2. Mr. Phadke, who appears on behalf of the petitioner, has urged that as dismissals have been held by industrial court to he illegal, the industrial court was bound to make an order of reinstatement. We do not think it is necessary for us to go into this question, because it seems to us that the view taken by the industrial court that the orders of dismissal were illegal, is not correct. In this case several weavers had refused to clean the pirns. Wilful stoppages of work by the employees amounts to a strike within the meaning of Clause (36) of S. 3 of the Bombay Industrial Relations Act. The strike in this case was illegal under Clause (a) of S. 97. Clause (g) of Sub-section (1) S. 101 provides :
'No employer shall dismiss, discharge or reduce any employee or punish him in any other manner by reason of the circumstances that the employee - (g) has gone on or joined a strike which has not been held by labour court or the industrial court to be illegal under the provisions of this Act.'
3. In this case the strike had not been declared to be illegal either by the labour court or by the industrial court. The industrial court therefore held that the dismissal of the workers was illegal. That court, however, lost sight of the important requirement of the S. 101 that the workers should be dismissed by reason of the circumstances that they had joined a strike, which had not been declared to be illegal. In this case it was neither the case of the employer, nor the case of the workers, that they had been dismissed because they had taken part in an illegal strike. In fact this point was not raised by the petitioner in the application made to the labour court or even subsequently in the proceedings before the labour court.

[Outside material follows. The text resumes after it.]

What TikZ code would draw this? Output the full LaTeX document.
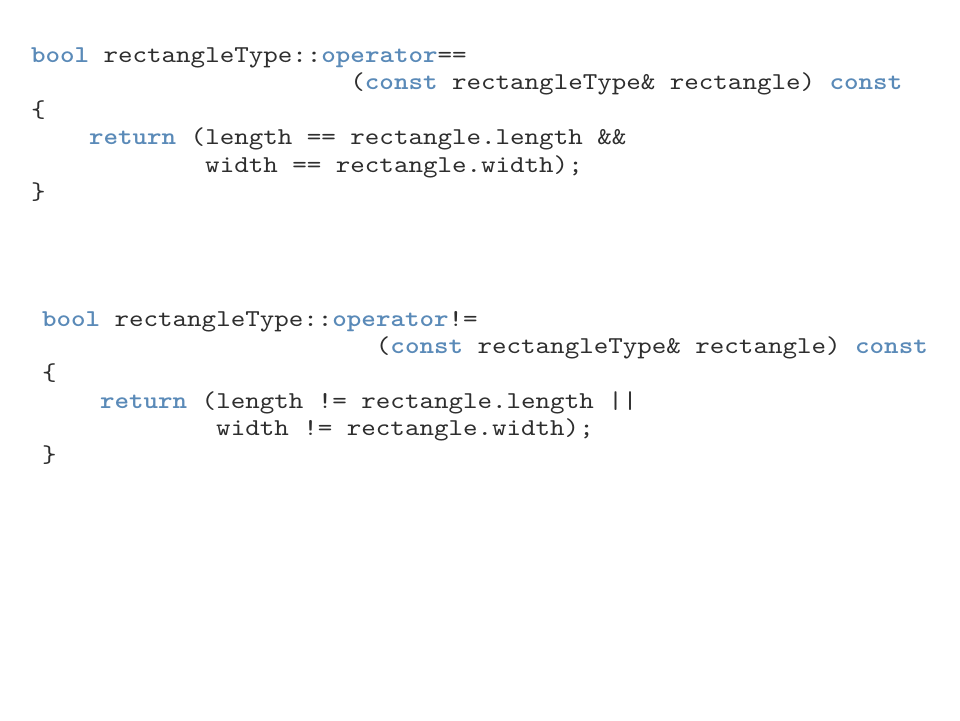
\documentclass[tikz,border=0pt]{standalone}
\usepackage{fontspec}
\setmonofont{lmmono10-regular.otf}[BoldFont=lmmonolt10-bold.otf, FakeStretch=1.143]
\definecolor{kwblue}{HTML}{5A8AB8}
\definecolor{codegray}{HTML}{2E2E2E}
\newcommand{\kw}[1]{{\bfseries\color{kwblue}#1}}
\tikzset{
  codeline/.style={anchor=base west, inner sep=0pt, outer sep=0pt,
    font=\ttfamily\fontsize{24.2}{27.5}\selectfont, text=codegray}
}
\begin{document}
\begin{tikzpicture}[x=1pt,y=-1pt]
\useasboundingbox[fill=white] (0,0) rectangle (960,720);
% block 1: operator==
\def\cw{14.52}
\node[codeline] (a1) at (31,62) {\kw{bool} rectangleType::\kw{operator}==};
\node[codeline] (a2) at ({31+22*\cw},89.5) {(\kw{const} rectangleType\& rectangle) \kw{const}};
\node[codeline] (a3) at (31,117) {\{};
\node[codeline] (a4) at ({31+4*\cw},144.5) {\kw{return} (length == rectangle.length \&\&};
\node[codeline] (a5) at ({31+12*\cw},172) {width == rectangle.width);};
\node[codeline] (a6) at (31,199.5) {\}};
% block 2: operator!=
\node[codeline] (b1) at (42,326) {\kw{bool} rectangleType::\kw{operator}!=};
\node[codeline] (b2) at ({42+23*\cw},353.5) {(\kw{const} rectangleType\& rectangle) \kw{const}};
\node[codeline] (b3) at (42,380.5) {\{};
\node[codeline] (b4) at ({42+4*\cw},408) {\kw{return} (length != rectangle.length ||};
\node[codeline] (b5) at ({42+12*\cw},435) {width != rectangle.width);};
\node[codeline] (b6) at (42,462) {\}};
\end{tikzpicture}
\end{document}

It was only during the course of arguments before the industrial court that it was urged that there had been a contravention of S. 101. As I have already stated. Clause (a), of standing order 21 makes wilful insubordination or disobedience of a lawful and reasonable order an act of misconduct. Under Clause (b), striking work in contravention of the provisions of the Bombay Industrial Relations Act is also an act of misconduct. Wilful insubordination is therefore a separate offence form striking work in contravention of the provisions of the Industrial Relation Act. The fact that a particular at may fall under both the clauses would not prevent the employer from taking action under either of them. In this case the employer proceeded under Clause (a) of standing order 21. It is not alleged that the employer proceeded under this clause in order to circumvent the provisions of S. 101. In fact, as I have pointed out, it was not even the case of the workers before the labour court that they had been dismissed because they had participated in an illegal strike. The employer was therefore competent to take action under Clause (a) of standing order 21. The orders of dismissal cannot therefore be said to be illegal.
4. In this view no interference with the order made by the industrial court is called for. Rule discharged. No order as to costs.